However, when the anticipated outcomes shift from general engagement to sustainability-oriented ethical competencies—such as the willingness to prioritize public good over costs or the strength of pro-sustainability behavioral intentions—the empirical relationship with teaching satisfaction becomes notably less consistent and is theoretically underexplored. While some studies indicate positive correlations, the effect sizes are often modest (β≈ 0.20) and highly dependent on contextual factors such as instructional design and assessment methods. More critically, other research highlights a satisfaction–responsibility paradox: students may express high levels of satisfaction with ethics courses yet demonstrate limited transfer of ethical reasoning to complex real-world trade-offs [7]. This paradox suggests that satisfaction alone may be an inadequate lever for cultivating the normative competencies and value commitments essential for sustainable development.
SCT provides a complementary yet distinct perspective by emphasizing SE—the belief in one’s ability to organize and execute courses of action—as a more proximal and potent predictor of behavioral intention and persistence, particularly in challenging or ethically ambiguous situations [11]. Meta-analytic evidence suggests that domain-specific self-efficacy may serve as a stronger predictor of ethical behavioral intentions than general course satisfaction [12]. This theoretical divergence prompts an essential inquiry: does teaching satisfaction influence sustainability outcomes primarily by fostering intrinsic motivation toward ethical engagement (an SDT pathway), by enhancing the confidence to act ethically (an SCT pathway), or through a combination of both?

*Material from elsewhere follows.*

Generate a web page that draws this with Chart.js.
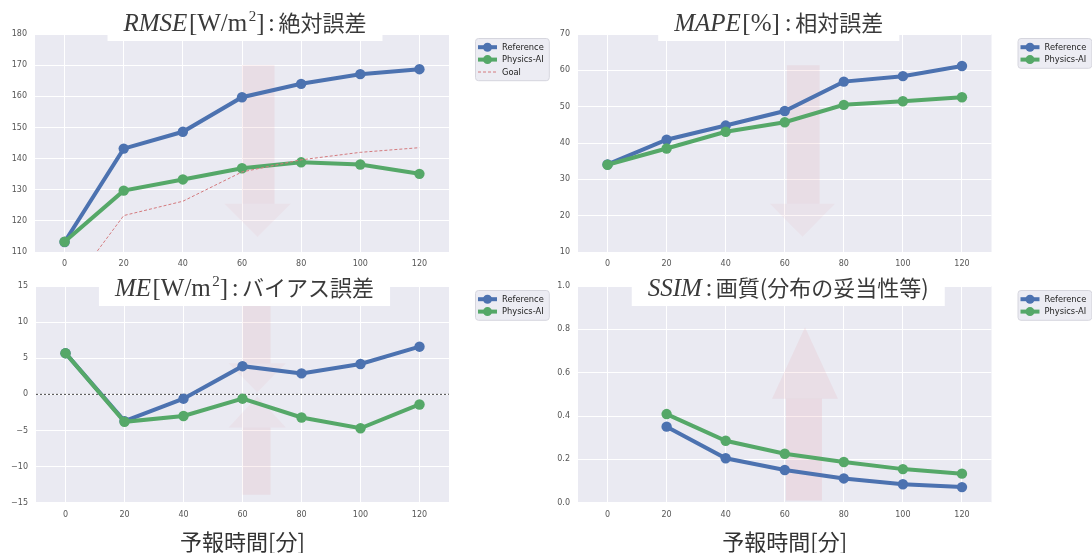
<!DOCTYPE html>
<html>
<head>
<meta charset="utf-8">
<script src="https://cdn.jsdelivr.net/npm/chart.js@4.4.1/dist/chart.umd.min.js"></script>
<style>
  body { margin: 0; background: #fff; }
  #wrap { position: relative; width: 1092px; height: 553px; overflow: hidden; }
  canvas { position: absolute; }
</style>
</head>
<body>
<div id="wrap">
  <canvas id="rmse" width="550" height="272" style="left:0;top:0"></canvas>
  <canvas id="mape" width="546" height="272" style="left:546px;top:0"></canvas>
  <canvas id="me" width="550" height="281" style="left:0;top:272px"></canvas>
  <canvas id="ssim" width="546" height="281" style="left:546px;top:272px"></canvas>
</div>
<script>
// lead time [min]
const leadTimes = [0, 20, 40, 60, 80, 100, 120];

const rmseReference = [113.2, 143.2, 148.6, 159.7, 164.0, 167.1, 168.7];
const rmsePhysicsAI = [113.3, 129.7, 133.3, 136.9, 138.8, 138.1, 135.1];
const rmseGoal = [96.2, 121.7, 126.3, 135.7, 139.6, 142.0, 143.5];

const mapeReference = [34.1, 40.9, 44.8, 48.8, 56.9, 58.4, 61.2];
const mapePhysicsAI = [34.0, 38.5, 43.1, 45.7, 50.5, 51.5, 52.6];

const meReference = [5.7, -3.7, -0.6, 3.9, 2.9, 4.2, 6.6];
const mePhysicsAI = [5.7, -3.8, -3.0, -0.6, -3.2, -4.7, -1.4];

const ssimReference = [null, 0.351, 0.205, 0.151, 0.112, 0.085, 0.072];
const ssimPhysicsAI = [null, 0.409, 0.286, 0.226, 0.188, 0.155, 0.134];

const BLUE = '#4C72B0';
const GREEN = '#55A868';
const GOAL_RED = '#d47a7e';
const SERIF = '"Liberation Serif", "DejaVu Serif", serif';
const CJK = '"Noto Sans CJK JP", "Noto Sans", sans-serif';
const TICK_FONT = { family: '"DejaVu Sans", sans-serif', size: 8 };

const pts = arr => leadTimes.map((x, i) => ({ x: x, y: arr[i] }));

// seaborn darkgrid background
const plotBackground = {
    id: 'plotBackground',
    beforeDraw(chart) {
        const { ctx, chartArea: a } = chart;
        ctx.save();
        ctx.fillStyle = '#EAEAF2';
        ctx.fillRect(a.left, a.top, a.right - a.left, a.bottom - a.top);
        ctx.restore();
    }
};

// faint pink arrows, given in data units
const pinkArrows = {
    id: 'pinkArrows',
    beforeDatasetsDraw(chart, args, opts) {
        if (!opts.arrows) return;
        const { ctx, scales: { x, y }, chartArea: a } = chart;
        ctx.save();
        ctx.beginPath();
        ctx.rect(a.left, a.top, a.right - a.left, a.bottom - a.top);
        ctx.clip();
        opts.arrows.forEach(ar => {
            const sx0 = x.getPixelForValue(ar.shaft[0]), sx1 = x.getPixelForValue(ar.shaft[1]);
            const hx0 = x.getPixelForValue(ar.head[0]), hx1 = x.getPixelForValue(ar.head[1]);
            const yTail = y.getPixelForValue(ar.tail);
            const yBase = y.getPixelForValue(ar.base);
            const yTip = y.getPixelForValue(ar.tip);
            // shaft
            ctx.fillStyle = ar.color;
            ctx.fillRect(sx0, Math.min(yTail, yBase), sx1 - sx0, Math.abs(yBase - yTail));
            // head
            ctx.fillStyle = ar.headColor || ar.color;
            ctx.beginPath();
            ctx.moveTo(hx0, yBase);
            ctx.lineTo((hx0 + hx1) / 2, yTip);
            ctx.lineTo(hx1, yBase);
            ctx.closePath();
            ctx.fill();
        });
        ctx.restore();
    }
};

// dotted horizontal reference line
const zeroLine = {
    id: 'zeroLine',
    beforeDatasetsDraw(chart, args, opts) {
        if (opts.value === undefined) return;
        const { ctx, scales: { y }, chartArea: a } = chart;
        const py = y.getPixelForValue(opts.value);
        ctx.save();
        ctx.strokeStyle = '#444';
        ctx.lineWidth = 1;
        ctx.setLineDash([2, 2]);
        ctx.beginPath();
        ctx.moveTo(a.left, py);
        ctx.lineTo(a.right, py);
        ctx.stroke();
        ctx.restore();
    }
};

// title with math part, drawn in a white box over the top of the plot
const mathTitle = {
    id: 'mathTitle',
    afterDraw(chart, args, opts) {
        if (!opts.parts) return;
        const { ctx, chartArea: a } = chart;
        ctx.save();
        let w = 0;
        const parts = opts.parts.map(p => {
            ctx.font = p.font;
            const pw = ctx.measureText(p.text).width + (p.gap || 0);
            w += pw;
            return Object.assign({ pw: pw }, p);
        });
        const cx = (a.left + a.right) / 2 + (opts.shift || 0);
        const pad = 16;
        ctx.fillStyle = '#ffffff';
        ctx.fillRect(cx - w / 2 - pad, 0, w + pad * 2, opts.baseline + 10);
        ctx.fillStyle = '#3a3a3a';
        ctx.textBaseline = 'alphabetic';
        ctx.textAlign = 'left';
        let x = cx - w / 2;
        parts.forEach(p => {
            ctx.font = p.font;
            ctx.fillText(p.text, x + (p.gap || 0) / 2, opts.baseline + (p.dy || 0));
            x += p.pw;
        });
        ctx.restore();
    }
};

// legend box to the right of the plot, matplotlib style
const sideLegend = {
    id: 'sideLegend',
    afterDraw(chart) {
        const { ctx, chartArea: a } = chart;
        const items = chart.data.datasets;
        const x = a.right + 26;
        const y = a.top + 4;
        const rowH = 12.4;
        ctx.save();
        ctx.font = '8.3px "DejaVu Sans", sans-serif';
        const textW = Math.max(...items.map(d => ctx.measureText(d.label).width));
        const w = 3 + 19 + 5 + textW + 5;
        const h = items.length * rowH + 5;
        ctx.fillStyle = 'rgba(234,234,242,0.9)';
        ctx.strokeStyle = '#d6d6de';
        ctx.lineWidth = 1;
        ctx.beginPath();
        ctx.roundRect(x + 0.5, y + 0.5, w, h, 3);
        ctx.fill();
        ctx.stroke();
        items.forEach((d, i) => {
            const cy = y + 3 + rowH * (i + 0.5);
            ctx.strokeStyle = d.borderColor;
            ctx.lineWidth = d.borderWidth;
            ctx.setLineDash(d.borderDash || []);
            ctx.beginPath();
            ctx.moveTo(x + 3, cy);
            ctx.lineTo(x + 22, cy);
            ctx.stroke();
            ctx.setLineDash([]);
            if (d.pointRadius > 0) {
                ctx.fillStyle = d.borderColor;
                ctx.beginPath();
                ctx.arc(x + 12.5, cy, 4.5, 0, Math.PI * 2);
                ctx.fill();
            }
            ctx.fillStyle = '#222';
            ctx.textBaseline = 'middle';
            ctx.fillText(d.label, x + 27, cy + 0.5);
        });
        ctx.restore();
    }
};

function seriesSet(ref, ai, goal) {
    const sets = [
        { label: 'Reference', data: pts(ref), borderColor: BLUE, backgroundColor: BLUE,
          borderWidth: 4, pointRadius: 5.2, pointBorderWidth: 0, order: 2 },
        { label: 'Physics-AI', data: pts(ai), borderColor: GREEN, backgroundColor: GREEN,
          borderWidth: 4, pointRadius: 5.2, pointBorderWidth: 0, order: 1 }
    ];
    if (goal) {
        sets.push({ label: 'Goal', data: pts(goal), borderColor: GOAL_RED, backgroundColor: GOAL_RED,
            borderWidth: 1, borderDash: [3, 2], pointRadius: 0, order: 0 });
    }
    return sets;
}

function buildChart(id, cfg) {
    return new Chart(document.getElementById(id), {
        type: 'line',
        data: { datasets: cfg.datasets },
        options: {
            responsive: false,
            animation: false,
            devicePixelRatio: 1,
            layout: { padding: cfg.padding },
            elements: { line: { tension: 0 } },
            scales: {
                x: {
                    type: 'linear',
                    min: -10,
                    max: 130,
                    afterBuildTicks: s => { s.ticks = leadTimes.map(v => ({ value: v })); },
                    afterFit: s => { s.height = cfg.xHeight; },
                    grid: { color: '#ffffff', lineWidth: 1, drawTicks: false },
                    border: { display: false },
                    ticks: { font: TICK_FONT, color: '#555', padding: 7, maxRotation: 0 },
                    title: {
                        display: !!cfg.xTitle,
                        text: cfg.xTitle || '',
                        font: { family: CJK, size: 22, lineHeight: 1 },
                        color: '#333',
                        padding: 0
                    }
                },
                y: {
                    min: cfg.yMin,
                    max: cfg.yMax,
                    afterFit: s => { s.width = cfg.yWidth; },
                    grid: { color: '#ffffff', lineWidth: 1, drawTicks: false },
                    border: { display: false },
                    ticks: {
                        stepSize: cfg.yStep,
                        font: TICK_FONT,
                        color: '#555',
                        padding: 8,
                        callback: cfg.yFormat
                    }
                }
            },
            plugins: {
                legend: { display: false },
                tooltip: { enabled: false },
                mathTitle: cfg.title,
                pinkArrows: { arrows: cfg.arrows },
                zeroLine: { value: cfg.refLine }
            }
        },
        plugins: [plotBackground, pinkArrows, zeroLine, mathTitle, sideLegend]
    });
}

const titleTop = 31;
const titleBottom = 24;
const SERIF_IT = 'italic 25px ' + SERIF;
const SERIF_RM = '25px ' + SERIF;
const SUP = '15px ' + SERIF;
const JP = '22px ' + CJK;
const SHAFT = 'rgba(225,130,140,0.12)';
const HEAD = 'rgba(225,130,140,0.07)';
const minusFmt = v => (v < 0 ? '\u2212' + Math.abs(v) : String(v));

buildChart('rmse', {
    datasets: seriesSet(rmseReference, rmsePhysicsAI, rmseGoal),
    padding: { left: 0, top: 34, right: 101, bottom: 0 },
    yWidth: 35, xHeight: 20,
    yMin: 110, yMax: 180, yStep: 10,
    title: {
        baseline: titleTop, shift: 3,
        parts: [
            { text: 'RMSE', font: SERIF_IT },
            { text: '[W/m', font: SERIF_RM, gap: 3 },
            { text: '2', font: SUP, dy: -10 },
            { text: ']', font: SERIF_RM },
            { text: ':', font: SERIF_RM, gap: 7 },
            { text: '絶対誤差', font: JP }
        ]
    },
    arrows: [
        { shaft: [60, 71], head: [54, 76.5], tail: 170, base: 125.5, tip: 114.8, color: SHAFT, headColor: HEAD }
    ]
});

buildChart('mape', {
    datasets: seriesSet(mapeReference, mapePhysicsAI),
    padding: { left: 0, top: 34, right: 100.5, bottom: 0 },
    yWidth: 32, xHeight: 20,
    yMin: 10, yMax: 70, yStep: 10,
    title: {
        baseline: titleTop, shift: -6,
        parts: [
            { text: 'MAPE', font: SERIF_IT },
            { text: '[%]', font: SERIF_RM, gap: 3 },
            { text: ':', font: SERIF_RM, gap: 7 },
            { text: '相対誤差', font: JP }
        ]
    },
    arrows: [
        { shaft: [60.7, 71.8], head: [55, 77], tail: 61.4, base: 23.3, tip: 14.2, color: SHAFT, headColor: HEAD }
    ]
});

buildChart('me', {
    datasets: seriesSet(meReference, mePhysicsAI),
    padding: { left: 0, top: 14, right: 101, bottom: 0 },
    yWidth: 36, xHeight: 50.3,
    yMin: -15, yMax: 15, yStep: 5,
    yFormat: minusFmt,
    refLine: 0,
    xTitle: '予報時間[分]',
    title: {
        baseline: titleBottom, shift: 2,
        parts: [
            { text: 'ME', font: SERIF_IT },
            { text: '[W/m', font: SERIF_RM, gap: 3 },
            { text: '2', font: SUP, dy: -10 },
            { text: ']', font: SERIF_RM },
            { text: ':', font: SERIF_RM, gap: 7 },
            { text: 'バイアス誤差', font: JP }
        ]
    },
    arrows: [
        { shaft: [60, 69.5], head: [55.3, 74.7], tail: 12.9, base: 4.3, tip: 0.3, color: SHAFT, headColor: HEAD },
        { shaft: [60, 69.5], head: [55.3, 74.7], tail: -13.9, base: -4.6, tip: -0.3, color: SHAFT, headColor: HEAD }
    ]
});

buildChart('ssim', {
    datasets: seriesSet(ssimReference, ssimPhysicsAI),
    padding: { left: 0, top: 14, right: 100.5, bottom: 0 },
    yWidth: 32, xHeight: 50.3,
    yMin: 0, yMax: 1, yStep: 0.2,
    yFormat: v => v.toFixed(1),
    xTitle: '予報時間[分]',
    title: {
        baseline: titleBottom, shift: 3.5,
        parts: [
            { text: 'SSIM', font: SERIF_IT },
            { text: ':', font: SERIF_RM, gap: 7 },
            { text: '画質(分布の妥当性等)', font: JP }
        ]
    },
    arrows: [
        { shaft: [60.4, 72.6], head: [55.7, 78], tail: 0.01, base: 0.48, tip: 0.81,
          color: 'rgba(225,130,140,0.15)', headColor: 'rgba(225,130,140,0.11)' }
    ]
});
</script>
</body>
</html>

The existing literature lacks a coherent framework for examining these mechanistic pathways.
This study constructs a dual mediation model with ETE and SE as the main pathway to systematically explore the roles of ETE and SE in the process of converting teaching satisfaction to engineering ethics literacy, clarify the differences and correlations between the two, and provide a theoretical support and teaching plan for a new model of engineering education reform, especially for developing countries and regions where transportation engineering is rapidly developing but engineering ethics education is lagging behind.

2.3. Theoretical Integration: SDT and SCT as Complementary Lenses

In classical educational theory, self-determination theory (SDT) and social cognitive theory (SCT) respectively point out two key paths:
The path based on SDT (usually achieved through ETE): It emphasizes the emotional and cognitive involvement of students in moral issues in real and challenging tasks, thereby promoting the internalization of their values.
The path based on SCT (mainly constructed through SE): It focuses on behavioral empowerment, enabling students to believe that they have the ability to adhere to ethical standards under real pressures such as cost and time.
However, there may be tension between these two paths in practice:
If there is an excessive reliance on performance feedback in cultivating SE, it may weaken students’ autonomy, which is a core requirement of SDT.
If ETE only provides immersive challenges without sufficient teaching support, it may make students feel powerless rather than empowered.
Therefore, a dual-pathway model helps us not only examine the contributions of ETE and SE, but also explore their interactions—whether they work independently, in a sequential order, or in synergy with each other?
This comprehensive framework goes beyond the perspective of viewing ETE and SE as isolated intermediaries, but rather as two theoretically based transmission channels that jointly lead teaching satisfaction towards two complementary dimensions of engineering ethics learning: internalization (via ETE) and empowerment (via SE).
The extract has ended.